**YOUR INSTRUCTIONS**: Set the data down again, exactly as it reads, but without the pictures.

**DATA SHOWN**:
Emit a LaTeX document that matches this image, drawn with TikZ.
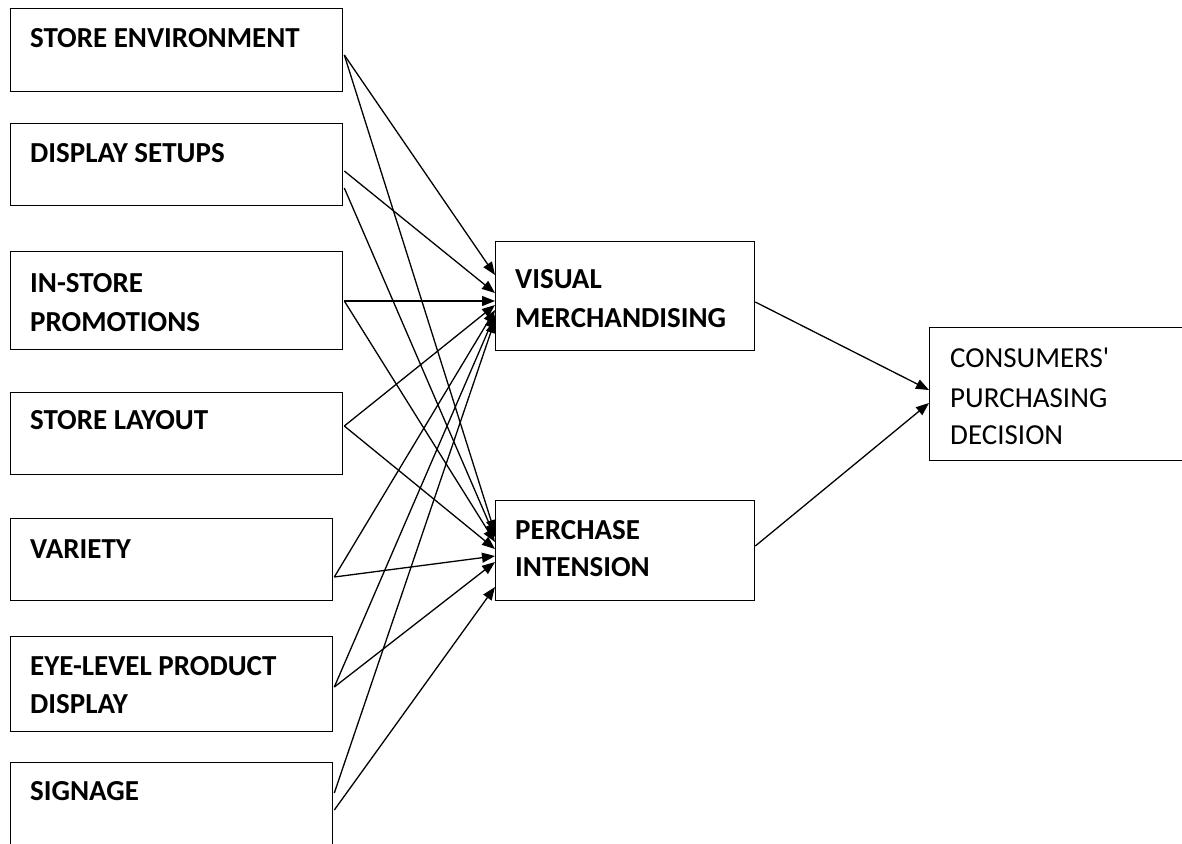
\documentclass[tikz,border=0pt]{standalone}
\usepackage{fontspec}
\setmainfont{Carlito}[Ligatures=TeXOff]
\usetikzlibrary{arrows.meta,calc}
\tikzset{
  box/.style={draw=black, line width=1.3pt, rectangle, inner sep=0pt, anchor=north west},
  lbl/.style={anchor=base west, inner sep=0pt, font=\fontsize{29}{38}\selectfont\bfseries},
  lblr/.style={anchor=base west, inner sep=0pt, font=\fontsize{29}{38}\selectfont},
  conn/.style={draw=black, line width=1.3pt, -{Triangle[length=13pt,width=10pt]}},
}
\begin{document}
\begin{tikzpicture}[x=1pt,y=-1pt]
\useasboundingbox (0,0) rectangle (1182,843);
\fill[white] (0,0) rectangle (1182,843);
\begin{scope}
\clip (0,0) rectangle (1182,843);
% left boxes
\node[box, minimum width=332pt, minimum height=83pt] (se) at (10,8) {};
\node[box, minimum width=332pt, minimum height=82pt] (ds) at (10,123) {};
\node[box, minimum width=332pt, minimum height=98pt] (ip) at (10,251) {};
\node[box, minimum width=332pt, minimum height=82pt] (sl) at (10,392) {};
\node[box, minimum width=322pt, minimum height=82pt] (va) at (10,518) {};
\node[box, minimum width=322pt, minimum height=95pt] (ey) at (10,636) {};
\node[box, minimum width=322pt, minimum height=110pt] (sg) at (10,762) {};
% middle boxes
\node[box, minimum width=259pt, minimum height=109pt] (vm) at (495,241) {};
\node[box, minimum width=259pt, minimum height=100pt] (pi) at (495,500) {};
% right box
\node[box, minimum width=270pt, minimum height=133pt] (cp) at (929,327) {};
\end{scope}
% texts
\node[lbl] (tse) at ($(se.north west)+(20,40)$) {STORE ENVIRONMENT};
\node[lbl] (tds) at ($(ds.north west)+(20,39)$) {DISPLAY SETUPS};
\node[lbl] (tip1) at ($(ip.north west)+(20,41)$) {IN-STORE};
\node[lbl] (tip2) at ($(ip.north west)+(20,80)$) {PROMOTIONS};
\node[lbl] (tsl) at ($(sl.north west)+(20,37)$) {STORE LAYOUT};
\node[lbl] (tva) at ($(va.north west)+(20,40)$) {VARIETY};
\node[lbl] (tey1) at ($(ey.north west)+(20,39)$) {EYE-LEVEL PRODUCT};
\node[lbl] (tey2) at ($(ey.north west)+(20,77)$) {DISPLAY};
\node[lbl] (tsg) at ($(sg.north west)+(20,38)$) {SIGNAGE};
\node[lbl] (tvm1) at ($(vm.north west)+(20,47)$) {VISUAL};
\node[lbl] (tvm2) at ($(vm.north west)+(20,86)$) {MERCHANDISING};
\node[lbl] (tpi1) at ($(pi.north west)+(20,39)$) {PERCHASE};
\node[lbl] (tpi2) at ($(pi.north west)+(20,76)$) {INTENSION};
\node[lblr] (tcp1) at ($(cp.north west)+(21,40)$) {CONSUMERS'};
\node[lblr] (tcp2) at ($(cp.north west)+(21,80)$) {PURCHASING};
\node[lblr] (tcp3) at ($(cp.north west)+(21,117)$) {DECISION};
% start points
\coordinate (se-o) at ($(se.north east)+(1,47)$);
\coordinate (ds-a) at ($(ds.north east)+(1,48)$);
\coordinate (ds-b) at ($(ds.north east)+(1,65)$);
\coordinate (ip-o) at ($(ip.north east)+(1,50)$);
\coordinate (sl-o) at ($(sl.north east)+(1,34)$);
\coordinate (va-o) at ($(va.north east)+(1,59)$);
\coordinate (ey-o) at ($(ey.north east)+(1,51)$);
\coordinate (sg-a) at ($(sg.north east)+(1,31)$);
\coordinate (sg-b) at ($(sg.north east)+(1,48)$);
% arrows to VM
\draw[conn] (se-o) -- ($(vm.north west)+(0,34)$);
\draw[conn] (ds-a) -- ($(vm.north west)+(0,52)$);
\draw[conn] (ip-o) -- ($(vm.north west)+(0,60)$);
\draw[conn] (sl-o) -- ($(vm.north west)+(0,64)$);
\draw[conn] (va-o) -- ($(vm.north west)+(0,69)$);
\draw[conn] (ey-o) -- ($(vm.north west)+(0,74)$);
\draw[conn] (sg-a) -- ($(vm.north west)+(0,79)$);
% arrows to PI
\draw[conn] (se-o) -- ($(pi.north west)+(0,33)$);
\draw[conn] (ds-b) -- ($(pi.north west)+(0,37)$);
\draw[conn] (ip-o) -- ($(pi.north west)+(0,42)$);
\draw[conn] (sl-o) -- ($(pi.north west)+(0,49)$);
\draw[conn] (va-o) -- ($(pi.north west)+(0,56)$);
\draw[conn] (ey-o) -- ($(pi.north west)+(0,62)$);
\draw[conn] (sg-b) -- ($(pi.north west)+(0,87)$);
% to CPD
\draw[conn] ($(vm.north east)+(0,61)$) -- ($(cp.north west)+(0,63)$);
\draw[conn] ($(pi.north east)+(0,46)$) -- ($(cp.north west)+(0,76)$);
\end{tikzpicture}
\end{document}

**THE OUTPUT**:
Emit a LaTeX document that matches this image, drawn with TikZ.
\documentclass[tikz,border=0pt]{standalone}
\usepackage{fontspec}
\setmainfont{Carlito}[Ligatures=TeXOff]
\usetikzlibrary{arrows.meta,calc}
\tikzset{
  box/.style={draw=black, line width=1.3pt, rectangle, inner sep=0pt, anchor=north west},
  lbl/.style={anchor=base west, inner sep=0pt, font=\fontsize{29}{38}\selectfont\bfseries},
  lblr/.style={anchor=base west, inner sep=0pt, font=\fontsize{29}{38}\selectfont},
  conn/.style={draw=black, line width=1.3pt, -{Triangle[length=13pt,width=10pt]}},
}
\begin{document}
\begin{tikzpicture}[x=1pt,y=-1pt]
\useasboundingbox (0,0) rectangle (1182,843);
\fill[white] (0,0) rectangle (1182,843);
\begin{scope}
\clip (0,0) rectangle (1182,843);
% left boxes
\node[box, minimum width=332pt, minimum height=83pt] (se) at (10,8) {};
\node[box, minimum width=332pt, minimum height=82pt] (ds) at (10,123) {};
\node[box, minimum width=332pt, minimum height=98pt] (ip) at (10,251) {};
\node[box, minimum width=332pt, minimum height=82pt] (sl) at (10,392) {};
\node[box, minimum width=322pt, minimum height=82pt] (va) at (10,518) {};
\node[box, minimum width=322pt, minimum height=95pt] (ey) at (10,636) {};
\node[box, minimum width=322pt, minimum height=110pt] (sg) at (10,762) {};
% middle boxes
\node[box, minimum width=259pt, minimum height=109pt] (vm) at (495,241) {};
\node[box, minimum width=259pt, minimum height=100pt] (pi) at (495,500) {};
% right box
\node[box, minimum width=270pt, minimum height=133pt] (cp) at (929,327) {};
\end{scope}
% texts
\node[lbl] (tse) at ($(se.north west)+(20,40)$) {STORE ENVIRONMENT};
\node[lbl] (tds) at ($(ds.north west)+(20,39)$) {DISPLAY SETUPS};
\node[lbl] (tip1) at ($(ip.north west)+(20,41)$) {IN-STORE};
\node[lbl] (tip2) at ($(ip.north west)+(20,80)$) {PROMOTIONS};
\node[lbl] (tsl) at ($(sl.north west)+(20,37)$) {STORE LAYOUT};
\node[lbl] (tva) at ($(va.north west)+(20,40)$) {VARIETY};
\node[lbl] (tey1) at ($(ey.north west)+(20,39)$) {EYE-LEVEL PRODUCT};
\node[lbl] (tey2) at ($(ey.north west)+(20,77)$) {DISPLAY};
\node[lbl] (tsg) at ($(sg.north west)+(20,38)$) {SIGNAGE};
\node[lbl] (tvm1) at ($(vm.north west)+(20,47)$) {VISUAL};
\node[lbl] (tvm2) at ($(vm.north west)+(20,86)$) {MERCHANDISING};
\node[lbl] (tpi1) at ($(pi.north west)+(20,39)$) {PERCHASE};
\node[lbl] (tpi2) at ($(pi.north west)+(20,76)$) {INTENSION};
\node[lblr] (tcp1) at ($(cp.north west)+(21,40)$) {CONSUMERS'};
\node[lblr] (tcp2) at ($(cp.north west)+(21,80)$) {PURCHASING};
\node[lblr] (tcp3) at ($(cp.north west)+(21,117)$) {DECISION};
% start points
\coordinate (se-o) at ($(se.north east)+(1,47)$);
\coordinate (ds-a) at ($(ds.north east)+(1,48)$);
\coordinate (ds-b) at ($(ds.north east)+(1,65)$);
\coordinate (ip-o) at ($(ip.north east)+(1,50)$);
\coordinate (sl-o) at ($(sl.north east)+(1,34)$);
\coordinate (va-o) at ($(va.north east)+(1,59)$);
\coordinate (ey-o) at ($(ey.north east)+(1,51)$);
\coordinate (sg-a) at ($(sg.north east)+(1,31)$);
\coordinate (sg-b) at ($(sg.north east)+(1,48)$);
% arrows to VM
\draw[conn] (se-o) -- ($(vm.north west)+(0,34)$);
\draw[conn] (ds-a) -- ($(vm.north west)+(0,52)$);
\draw[conn] (ip-o) -- ($(vm.north west)+(0,60)$);
\draw[conn] (sl-o) -- ($(vm.north west)+(0,64)$);
\draw[conn] (va-o) -- ($(vm.north west)+(0,69)$);
\draw[conn] (ey-o) -- ($(vm.north west)+(0,74)$);
\draw[conn] (sg-a) -- ($(vm.north west)+(0,79)$);
% arrows to PI
\draw[conn] (se-o) -- ($(pi.north west)+(0,33)$);
\draw[conn] (ds-b) -- ($(pi.north west)+(0,37)$);
\draw[conn] (ip-o) -- ($(pi.north west)+(0,42)$);
\draw[conn] (sl-o) -- ($(pi.north west)+(0,49)$);
\draw[conn] (va-o) -- ($(pi.north west)+(0,56)$);
\draw[conn] (ey-o) -- ($(pi.north west)+(0,62)$);
\draw[conn] (sg-b) -- ($(pi.north west)+(0,87)$);
% to CPD
\draw[conn] ($(vm.north east)+(0,61)$) -- ($(cp.north west)+(0,63)$);
\draw[conn] ($(pi.north east)+(0,46)$) -- ($(cp.north west)+(0,76)$);
\end{tikzpicture}
\end{document}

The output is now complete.